**Collected data:**
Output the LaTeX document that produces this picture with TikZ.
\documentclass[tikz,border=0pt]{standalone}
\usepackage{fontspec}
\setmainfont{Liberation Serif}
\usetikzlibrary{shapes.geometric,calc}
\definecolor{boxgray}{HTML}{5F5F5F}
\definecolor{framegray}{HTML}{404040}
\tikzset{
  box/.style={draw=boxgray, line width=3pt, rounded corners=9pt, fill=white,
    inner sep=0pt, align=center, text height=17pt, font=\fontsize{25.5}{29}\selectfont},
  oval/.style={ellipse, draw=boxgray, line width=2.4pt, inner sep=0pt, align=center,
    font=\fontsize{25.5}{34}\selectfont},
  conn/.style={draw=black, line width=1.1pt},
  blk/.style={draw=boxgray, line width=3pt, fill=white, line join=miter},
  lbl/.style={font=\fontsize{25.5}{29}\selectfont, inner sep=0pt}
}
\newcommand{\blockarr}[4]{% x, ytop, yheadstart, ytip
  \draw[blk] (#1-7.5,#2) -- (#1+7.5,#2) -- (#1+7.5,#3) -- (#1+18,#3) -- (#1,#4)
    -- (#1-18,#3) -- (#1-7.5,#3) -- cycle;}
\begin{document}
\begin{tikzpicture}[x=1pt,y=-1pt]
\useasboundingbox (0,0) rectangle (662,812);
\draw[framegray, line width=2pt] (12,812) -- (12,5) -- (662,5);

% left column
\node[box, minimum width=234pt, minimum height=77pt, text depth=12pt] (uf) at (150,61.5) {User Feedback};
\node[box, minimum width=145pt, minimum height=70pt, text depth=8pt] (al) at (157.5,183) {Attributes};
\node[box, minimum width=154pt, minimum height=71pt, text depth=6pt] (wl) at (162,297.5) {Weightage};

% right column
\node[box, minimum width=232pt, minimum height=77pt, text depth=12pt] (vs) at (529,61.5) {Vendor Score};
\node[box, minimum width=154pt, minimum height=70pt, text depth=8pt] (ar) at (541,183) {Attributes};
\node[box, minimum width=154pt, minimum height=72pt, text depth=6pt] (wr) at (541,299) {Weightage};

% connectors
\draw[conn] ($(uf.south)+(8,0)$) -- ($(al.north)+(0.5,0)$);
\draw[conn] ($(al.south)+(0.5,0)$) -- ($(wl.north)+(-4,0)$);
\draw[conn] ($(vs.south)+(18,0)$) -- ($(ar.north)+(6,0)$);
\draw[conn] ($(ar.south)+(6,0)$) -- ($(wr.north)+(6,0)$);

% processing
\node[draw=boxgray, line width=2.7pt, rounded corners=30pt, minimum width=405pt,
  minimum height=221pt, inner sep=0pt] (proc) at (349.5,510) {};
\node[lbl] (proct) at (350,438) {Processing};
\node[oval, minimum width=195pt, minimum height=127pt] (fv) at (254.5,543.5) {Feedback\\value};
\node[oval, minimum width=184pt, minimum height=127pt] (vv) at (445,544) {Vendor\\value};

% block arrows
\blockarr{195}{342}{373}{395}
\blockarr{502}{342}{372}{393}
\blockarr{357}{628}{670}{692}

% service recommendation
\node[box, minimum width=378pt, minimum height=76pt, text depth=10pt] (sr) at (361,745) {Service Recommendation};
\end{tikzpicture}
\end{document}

**Aim:** All of the data needs to be reproduced exactly, with no line missing.

**Problem solution:**
Output the LaTeX document that produces this picture with TikZ.
\documentclass[tikz,border=0pt]{standalone}
\usepackage{fontspec}
\setmainfont{Liberation Serif}
\usetikzlibrary{shapes.geometric,calc}
\definecolor{boxgray}{HTML}{5F5F5F}
\definecolor{framegray}{HTML}{404040}
\tikzset{
  box/.style={draw=boxgray, line width=3pt, rounded corners=9pt, fill=white,
    inner sep=0pt, align=center, text height=17pt, font=\fontsize{25.5}{29}\selectfont},
  oval/.style={ellipse, draw=boxgray, line width=2.4pt, inner sep=0pt, align=center,
    font=\fontsize{25.5}{34}\selectfont},
  conn/.style={draw=black, line width=1.1pt},
  blk/.style={draw=boxgray, line width=3pt, fill=white, line join=miter},
  lbl/.style={font=\fontsize{25.5}{29}\selectfont, inner sep=0pt}
}
\newcommand{\blockarr}[4]{% x, ytop, yheadstart, ytip
  \draw[blk] (#1-7.5,#2) -- (#1+7.5,#2) -- (#1+7.5,#3) -- (#1+18,#3) -- (#1,#4)
    -- (#1-18,#3) -- (#1-7.5,#3) -- cycle;}
\begin{document}
\begin{tikzpicture}[x=1pt,y=-1pt]
\useasboundingbox (0,0) rectangle (662,812);
\draw[framegray, line width=2pt] (12,812) -- (12,5) -- (662,5);

% left column
\node[box, minimum width=234pt, minimum height=77pt, text depth=12pt] (uf) at (150,61.5) {User Feedback};
\node[box, minimum width=145pt, minimum height=70pt, text depth=8pt] (al) at (157.5,183) {Attributes};
\node[box, minimum width=154pt, minimum height=71pt, text depth=6pt] (wl) at (162,297.5) {Weightage};

% right column
\node[box, minimum width=232pt, minimum height=77pt, text depth=12pt] (vs) at (529,61.5) {Vendor Score};
\node[box, minimum width=154pt, minimum height=70pt, text depth=8pt] (ar) at (541,183) {Attributes};
\node[box, minimum width=154pt, minimum height=72pt, text depth=6pt] (wr) at (541,299) {Weightage};

% connectors
\draw[conn] ($(uf.south)+(8,0)$) -- ($(al.north)+(0.5,0)$);
\draw[conn] ($(al.south)+(0.5,0)$) -- ($(wl.north)+(-4,0)$);
\draw[conn] ($(vs.south)+(18,0)$) -- ($(ar.north)+(6,0)$);
\draw[conn] ($(ar.south)+(6,0)$) -- ($(wr.north)+(6,0)$);

% processing
\node[draw=boxgray, line width=2.7pt, rounded corners=30pt, minimum width=405pt,
  minimum height=221pt, inner sep=0pt] (proc) at (349.5,510) {};
\node[lbl] (proct) at (350,438) {Processing};
\node[oval, minimum width=195pt, minimum height=127pt] (fv) at (254.5,543.5) {Feedback\\value};
\node[oval, minimum width=184pt, minimum height=127pt] (vv) at (445,544) {Vendor\\value};

% block arrows
\blockarr{195}{342}{373}{395}
\blockarr{502}{342}{372}{393}
\blockarr{357}{628}{670}{692}

% service recommendation
\node[box, minimum width=378pt, minimum height=76pt, text depth=10pt] (sr) at (361,745) {Service Recommendation};
\end{tikzpicture}
\end{document}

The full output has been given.